Write out nothing but the lines from the first line of the entries below through the line with "const iterations = d3.range(100);"; no pictures go in.

#### MATERIAL

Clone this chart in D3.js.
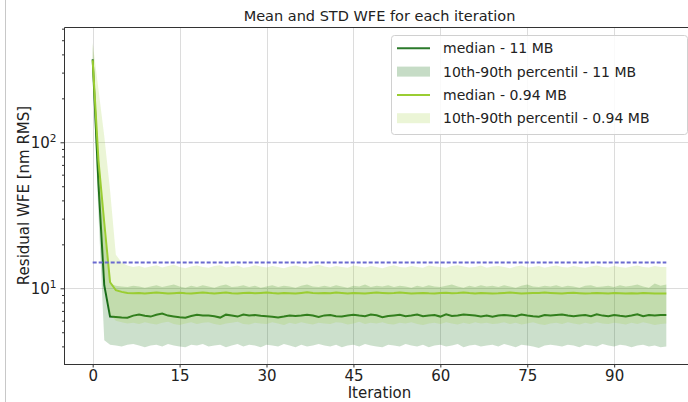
<!DOCTYPE html>
<html>
<head>
<meta charset="utf-8">
<script src="https://cdn.jsdelivr.net/npm/d3@7"></script>
<style>
  html, body { margin: 0; padding: 0; background: #fff; }
  svg { display: block; font-family: "DejaVu Sans", sans-serif; }
</style>
</head>
<body>
<svg id="chart" width="688" height="402"></svg>
<script>
// Residual wavefront error per iteration, two model sizes
const iterations = d3.range(100);

const median11MB = [
  370, 52, 10.5, 6.40, 6.35, 6.30, 6.28, 6.50, 6.62, 6.48,
  6.40, 6.58, 6.72, 6.50, 6.42, 6.34, 6.28, 6.46, 6.58, 6.52,
  6.50, 6.44, 6.30, 6.60, 6.52, 6.40, 6.62, 6.50, 6.56, 6.48,
  6.44, 6.38, 6.32, 6.40, 6.52, 6.46, 6.50, 6.58, 6.50, 6.36,
  6.52, 6.56, 6.44, 6.40, 6.50, 6.58, 6.50, 6.44, 6.62, 6.54,
  6.34, 6.46, 6.52, 6.58, 6.44, 6.50, 6.62, 6.44, 6.52, 6.56,
  6.40, 6.64, 6.46, 6.50, 6.62, 6.56, 6.50, 6.42, 6.52, 6.38,
  6.50, 6.56, 6.50, 6.44, 6.62, 6.52, 6.44, 6.38, 6.56, 6.50,
  6.56, 6.62, 6.50, 6.44, 6.52, 6.56, 6.44, 6.64, 6.50, 6.44,
  6.56, 6.48, 6.42, 6.52, 6.64, 6.44, 6.56, 6.50, 6.56, 6.56
];
const p10_11MB = [
  290, 32, 4.4, 4.10, 4.05, 4.00, 4.10, 4.15, 4.05, 3.95,
  4.05, 4.10, 4.00, 4.15, 4.05, 4.00, 3.95, 4.10, 4.05, 4.15,
  4.00, 4.05, 4.10, 3.95, 4.05, 4.15, 4.00, 4.10, 4.05, 3.95,
  4.10, 4.05, 4.00, 4.15, 4.05, 3.95, 4.10, 4.00, 4.05, 4.15,
  4.05, 4.00, 4.10, 3.95, 4.05, 4.10, 4.00, 4.15, 4.05, 4.00,
  3.95, 4.10, 4.05, 4.00, 4.15, 4.05, 4.00, 4.10, 3.95, 4.05,
  4.10, 4.00, 4.05, 4.15, 3.95, 4.05, 4.10, 4.00, 4.05, 4.10,
  4.00, 4.15, 4.05, 3.95, 4.10, 4.05, 4.00, 3.90, 4.05, 4.10,
  4.05, 4.00, 4.10, 4.05, 3.95, 4.10, 4.05, 4.00, 4.15, 4.05,
  4.00, 4.10, 4.05, 3.95, 4.05, 4.10, 4.00, 4.05, 3.95, 4.00
];
const p90_11MB = [
  470, 80, 24, 10.8, 10.4, 10.3, 10.2, 10.4, 10.3, 10.1,
  10.3, 10.5, 10.2, 10.4, 10.6, 10.3, 10.1, 10.4, 10.2, 10.5,
  10.3, 10.1, 10.4, 10.6, 10.2, 10.3, 10.5, 10.2, 10.4, 10.1,
  10.3, 10.5, 10.2, 10.4, 10.3, 10.1, 10.4, 10.6, 10.3, 10.2,
  10.4, 10.2, 10.5, 10.3, 10.1, 10.4, 10.3, 10.6, 10.2, 10.4,
  10.3, 10.5, 10.2, 10.4, 10.3, 10.1, 10.4, 10.2, 10.5, 10.3,
  10.2, 10.4, 10.6, 10.3, 10.1, 10.4, 10.2, 10.5, 10.3, 10.4,
  10.2, 10.5, 10.3, 10.1, 10.4, 10.6, 10.3, 10.2, 10.4, 10.3,
  10.5, 10.2, 10.4, 10.3, 10.1, 10.4, 10.5, 10.2, 10.3, 10.4,
  10.2, 10.5, 10.3, 10.4, 10.6, 10.3, 10.1, 10.8, 10.4, 10.6
];

const median094MB = [
  365, 75, 28, 11.0, 9.70, 9.45, 9.30, 9.25, 9.30, 9.22,
  9.28, 9.35, 9.30, 9.20, 9.26, 9.32, 9.24, 9.20, 9.30, 9.36,
  9.28, 9.22, 9.30, 9.34, 9.26, 9.20, 9.28, 9.32, 9.24, 9.30,
  9.36, 9.28, 9.22, 9.30, 9.26, 9.20, 9.30, 9.38, 9.28, 9.24,
  9.30, 9.26, 9.34, 9.28, 9.22, 9.30, 9.26, 9.20, 9.28, 9.34,
  9.30, 9.24, 9.28, 9.36, 9.30, 9.22, 9.26, 9.30, 9.24, 9.20,
  9.28, 9.32, 9.26, 9.30, 9.36, 9.28, 9.22, 9.30, 9.26, 9.20,
  9.24, 9.30, 9.34, 9.28, 9.22, 9.26, 9.30, 9.28, 9.34, 9.30,
  9.26, 9.22, 9.28, 9.32, 9.26, 9.20, 9.24, 9.30, 9.26, 9.22,
  9.28, 9.24, 9.20, 9.26, 9.22, 9.28, 9.24, 9.20, 9.22, 9.20
];
const p10_094MB = [
  300, 48, 12, 6.6, 6.0, 5.85, 5.75, 5.80, 5.70, 5.85,
  5.75, 5.65, 5.80, 5.90, 5.70, 5.60, 5.75, 5.85, 5.70, 5.80,
  5.85, 5.70, 5.60, 5.75, 5.80, 5.90, 5.70, 5.65, 5.80, 5.75,
  5.70, 5.85, 5.75, 5.60, 5.80, 5.70, 5.85, 5.75, 5.65, 5.80,
  5.75, 5.70, 5.85, 5.80, 5.65, 5.75, 5.90, 5.70, 5.80, 5.75,
  5.85, 5.70, 5.65, 5.80, 5.75, 5.85, 5.70, 5.60, 5.75, 5.80,
  5.70, 5.85, 5.75, 5.65, 5.80, 5.70, 5.85, 5.75, 5.80, 5.70,
  5.75, 5.85, 5.70, 5.80, 5.65, 5.75, 5.85, 5.70, 5.60, 5.75,
  5.80, 5.70, 5.85, 5.75, 5.65, 5.80, 5.70, 5.85, 5.75, 5.70,
  5.80, 5.75, 5.65, 5.80, 5.70, 5.85, 5.75, 5.60, 5.70, 5.75
];
const p90_094MB = [
  480, 230, 110, 47, 17.0, 15.0, 14.3, 14.0, 14.2, 13.8,
  14.1, 14.4, 13.9, 14.2, 14.5, 14.0, 13.7, 14.1, 14.3, 14.0,
  13.8, 14.2, 14.4, 13.9, 14.1, 14.3, 13.8, 14.0, 14.4, 14.1,
  13.9, 14.2, 14.0, 13.7, 14.1, 14.3, 14.0, 13.8, 14.2, 14.5,
  14.1, 13.9, 14.2, 14.0, 13.8, 14.3, 14.1, 13.9, 14.2, 14.0,
  13.7, 14.1, 14.4, 14.0, 13.9, 14.2, 14.0, 13.8, 14.3, 14.1,
  14.0, 13.8, 14.2, 14.4, 14.1, 13.9, 14.0, 14.3, 13.8, 14.1,
  14.2, 14.0, 13.7, 14.1, 14.3, 13.9, 14.0, 14.2, 13.8, 14.1,
  14.3, 14.0, 13.9, 14.2, 14.0, 13.8, 14.1, 14.3, 14.0, 13.9,
  14.2, 14.0, 13.8, 14.1, 14.3, 14.0, 13.9, 14.2, 14.0, 14.0
];

const requirementWFE = 15;

const xTicks = [0, 15, 30, 45, 60, 75, 90];
const yMajorTicks = [10, 100];
const yMinorTicks = [4, 5, 6, 7, 8, 9, 20, 30, 40, 50, 60, 70, 80, 90, 200, 300, 400, 500, 600];

const legendItems = [
  { label: "median - 11 MB", kind: "line", color: "#2b7a2b" },
  { label: "10th-90th percentil - 11 MB", kind: "patch", color: "#c6dcc6" },
  { label: "median - 0.94 MB", kind: "line", color: "#9acd32" },
  { label: "10th-90th percentil - 0.94 MB", kind: "patch", color: "#ebf5d6" }
];

const svg = d3.select("#chart");
const W = 688, H = 402;
const m = { left: 64, top: 27, right: 695, bottom: 364 };

const x = d3.scaleLinear().domain([-4.95, 103.95]).range([m.left, m.right]);
const y = d3.scaleLog().domain([3.03, 616]).range([m.bottom, m.top]);

// thin page border on the far left
svg.append("line").attr("x1", 5.5).attr("x2", 5.5).attr("y1", 0).attr("y2", H)
  .attr("stroke", "#c8c8c8").attr("stroke-width", 1);

svg.append("defs").append("clipPath").attr("id", "plotclip")
  .append("rect").attr("x", m.left).attr("y", m.top)
  .attr("width", m.right - m.left).attr("height", m.bottom - m.top);

// grid
const grid = svg.append("g").attr("stroke", "#dcdcdc").attr("stroke-width", 1);
grid.selectAll(".gx").data(xTicks).join("line")
  .attr("x1", d => Math.round(x(d)) + 0.5).attr("x2", d => Math.round(x(d)) + 0.5)
  .attr("y1", m.top).attr("y2", m.bottom);
grid.selectAll(".gy").data(yMajorTicks).join("line")
  .attr("x1", m.left).attr("x2", m.right)
  .attr("y1", d => Math.round(y(d)) + 0.5).attr("y2", d => Math.round(y(d)) + 0.5);

const plot = svg.append("g").attr("clip-path", "url(#plotclip)");

const band = (lo, hi) => d3.area()
  .x(i => x(i)).y0(i => y(lo[i])).y1(i => y(hi[i]));
const median = (vals) => d3.line().x(i => x(i)).y(i => y(vals[i]));

// 11 MB
plot.append("path").attr("d", median(median11MB)(iterations))
  .attr("fill", "none").attr("stroke", "#1f6f1f").attr("stroke-width", 2);
plot.append("path").attr("d", band(p10_11MB, p90_11MB)(iterations))
  .attr("fill", "darkgreen").attr("fill-opacity", 0.2);

// 0.94 MB
plot.append("path").attr("d", median(median094MB)(iterations))
  .attr("fill", "none").attr("stroke", "#9acd32").attr("stroke-width", 2);
plot.append("path").attr("d", band(p10_094MB, p90_094MB)(iterations))
  .attr("fill", "#9acd32").attr("fill-opacity", 0.2);

// requirement level
plot.append("path")
  .attr("d", d3.line().x(i => x(i)).y(() => y(requirementWFE))(iterations))
  .attr("fill", "none").attr("stroke", "#6a6ad0").attr("stroke-width", 2)
  .attr("stroke-dasharray", "4,2");

// axes
const xAxis = svg.append("g").attr("transform", `translate(0,${m.bottom})`)
  .call(d3.axisBottom(x).tickValues(xTicks).tickSize(3.5).tickSizeOuter(0).tickPadding(3));
xAxis.select(".domain").remove();
xAxis.selectAll("text").attr("font-size", 15).attr("fill", "#222")
  .attr("font-family", "DejaVu Sans");
xAxis.selectAll("line").attr("stroke", "#333");

const yAxis = svg.append("g").attr("transform", `translate(${m.left},0)`)
  .call(d3.axisLeft(y).tickValues(yMajorTicks).tickSize(3.5).tickSizeOuter(0).tickPadding(4));
yAxis.select(".domain").remove();
yAxis.selectAll("line").attr("stroke", "#333");
yAxis.selectAll("text").attr("font-size", 15).attr("fill", "#222")
  .attr("font-family", "DejaVu Sans")
  .each(function (d) {
    const t = d3.select(this);
    t.text(null);
    t.append("tspan").text("10");
    t.append("tspan").attr("dy", "-0.55em").attr("font-size", 10.5)
      .text(Math.round(Math.log10(d)));
  });

const yMinor = svg.append("g").attr("transform", `translate(${m.left},0)`)
  .call(d3.axisLeft(y).tickValues(yMinorTicks).tickSize(2).tickSizeOuter(0).tickFormat(""));
yMinor.select(".domain").remove();
yMinor.selectAll("line").attr("stroke", "#333");

// frame (right side falls outside the page)
svg.append("path")
  .attr("d", `M${m.left + 0.5},${m.bottom + 0.5} V${m.top + 0.5} H${m.right} M${m.left},${m.bottom + 0.5} H${m.right}`)
  .attr("fill", "none").attr("stroke", "#333").attr("stroke-width", 1);

// labels
svg.append("text").attr("x", (m.left + m.right) / 2).attr("y", 21)
  .attr("text-anchor", "middle").attr("font-size", 14.5).attr("fill", "#222")
  .text("Mean and STD WFE for each iteration");
svg.append("text").attr("x", (m.left + m.right) / 2).attr("y", 397.5)
  .attr("text-anchor", "middle").attr("font-size", 15).attr("fill", "#222")
  .text("Iteration");
svg.append("text")
  .attr("transform", `translate(29,${(m.top + m.bottom) / 2}) rotate(-90)`)
  .attr("text-anchor", "middle").attr("font-size", 15).attr("fill", "#222")
  .text("Residual WFE [nm RMS]");

// legend
const lg = svg.append("g");
lg.append("rect").attr("x", 391.5).attr("y", 35.5).attr("width", 296).attr("height", 99)
  .attr("rx", 3).attr("fill", "#fff").attr("fill-opacity", 0.85)
  .attr("stroke", "#d0d0d0").attr("stroke-width", 1);
const rowY = i => 48.3 + i * 23.3;
legendItems.forEach((it, i) => {
  const cy = rowY(i);
  if (it.kind === "line") {
    lg.append("line").attr("x1", 397).attr("x2", 430).attr("y1", cy).attr("y2", cy)
      .attr("stroke", it.color).attr("stroke-width", 2);
  } else {
    lg.append("rect").attr("x", 397).attr("y", cy - 5).attr("width", 33).attr("height", 10)
      .attr("fill", it.color);
  }
  lg.append("text").attr("x", 443).attr("y", cy + 5).attr("font-size", 14)
    .attr("fill", "#222").text(it.label);
});
</script>
</body>
</html>
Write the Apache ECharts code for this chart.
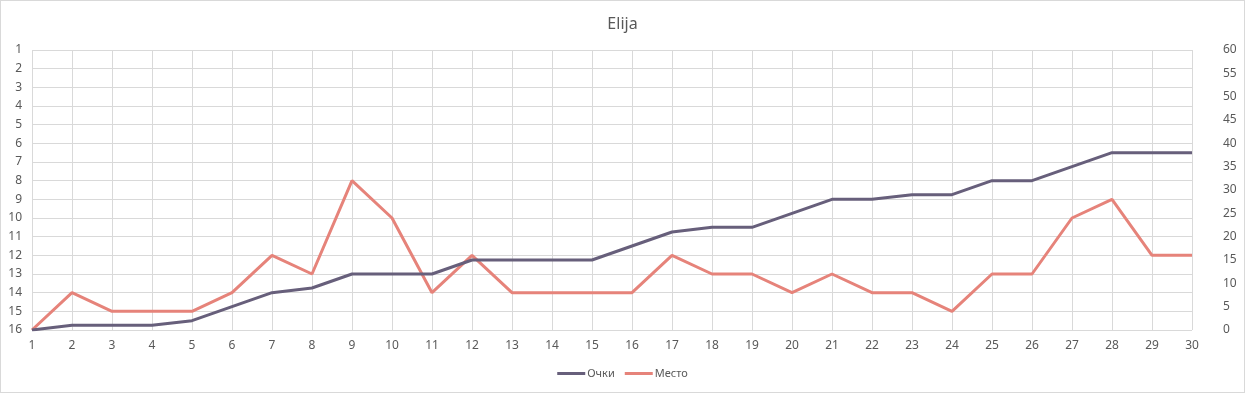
<!DOCTYPE html>
<html><head><meta charset="utf-8">
<script src="https://cdn.jsdelivr.net/npm/echarts@6/dist/echarts.min.js"></script>
<style>
html,body{margin:0;padding:0;background:#fff;}
#c{position:absolute;left:0;top:0;width:1243px;height:391px;border:1px solid #d9d9d9;}
</style></head>
<body><div id="c"></div>
<script>
const categories = ['1','2','3','4','5','6','7','8','9','10','11','12','13','14','15','16','17','18','19','20','21','22','23','24','25','26','27','28','29','30'];
const ochki = [0,1,1,1,2,5,8,9,12,12,12,15,15,15,15,18,21,22,22,25,28,28,29,29,32,32,35,38,38,38];
const mesto = [16,14,15,15,15,14,12,13,8,10,14,12,14,14,14,14,12,13,13,14,13,14,14,15,13,13,10,9,12,12];
const titleText = 'Elija';
const seriesNames = ['Очки','Место'];

const chart = echarts.init(document.getElementById('c'), null, {renderer:'canvas'});
const txt = '#595959', grid = '#d9d9d9';
const font = 'Noto Sans';
const gridRect = {left:31, right:52, top:49, bottom:62};
chart.setOption({
  animation:false,
  textStyle:{fontFamily:font},
  title:{text:titleText,left:'center',top:10,textStyle:{fontSize:16,fontWeight:'normal',color:txt,fontFamily:font}},
  legend:{bottom:8,left:'center',icon:'rect',itemWidth:28,itemHeight:3,itemGap:10,
    textStyle:{fontSize:11,color:txt,fontFamily:font,padding:[0,0,0,-3]},data:seriesNames},
  grid:[Object.assign({},gridRect),Object.assign({},gridRect)],
  xAxis:[
    {type:'category',data:categories,boundaryGap:false,gridIndex:0,
     axisLine:{show:false},axisTick:{show:false},
     axisLabel:{color:txt,fontSize:12,margin:10,interval:0},
     splitLine:{show:true,lineStyle:{color:grid,width:1}}},
    {type:'value',gridIndex:1,min:0,max:1,show:false}
  ],
  yAxis:[
    {type:'value',gridIndex:0,position:'left',min:1,max:16,interval:1,inverse:true,
     axisLine:{show:false},axisTick:{show:false},
     axisLabel:{color:txt,fontSize:12,margin:10},
     splitLine:{show:true,lineStyle:{color:grid,width:1}}},
    {type:'value',gridIndex:0,position:'right',min:0,max:60,interval:5,
     axisLine:{show:false},axisTick:{show:false},
     axisLabel:{color:txt,fontSize:12,margin:31,align:'left'},
     splitLine:{show:false}},
    {type:'value',gridIndex:1,position:'right',min:1,max:16,interval:1,inverse:true,
     axisLine:{show:false},axisTick:{show:true,length:20,lineStyle:{color:grid,width:1}},
     axisLabel:{show:false},splitLine:{show:false}}
  ],
  series:[
    {name:seriesNames[0],type:'line',xAxisIndex:0,yAxisIndex:1,data:ochki,symbol:'none',
     lineStyle:{color:'#675f7b',width:3},itemStyle:{color:'#675f7b'},z:3},
    {name:seriesNames[1],type:'line',xAxisIndex:0,yAxisIndex:0,data:mesto,symbol:'none',
     lineStyle:{color:'#e6837a',width:3},itemStyle:{color:'#e6837a'},z:2}
  ]
});
</script></body></html>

########

**ANSWER IN FULL:**
Clone this chart in D3.js.
<!DOCTYPE html>
<html>
<head>
<meta charset="utf-8">
<script src="https://cdn.jsdelivr.net/npm/d3@7"></script>
<style>
  html, body { margin: 0; padding: 0; background: #fff; }
  svg { display: block; font-family: "DejaVu Sans", sans-serif; }
</style>
</head>
<body>
<svg id="chart" width="688" height="402"></svg>
<script>
// Residual wavefront error per iteration, two model sizes
const iterations = d3.range(100);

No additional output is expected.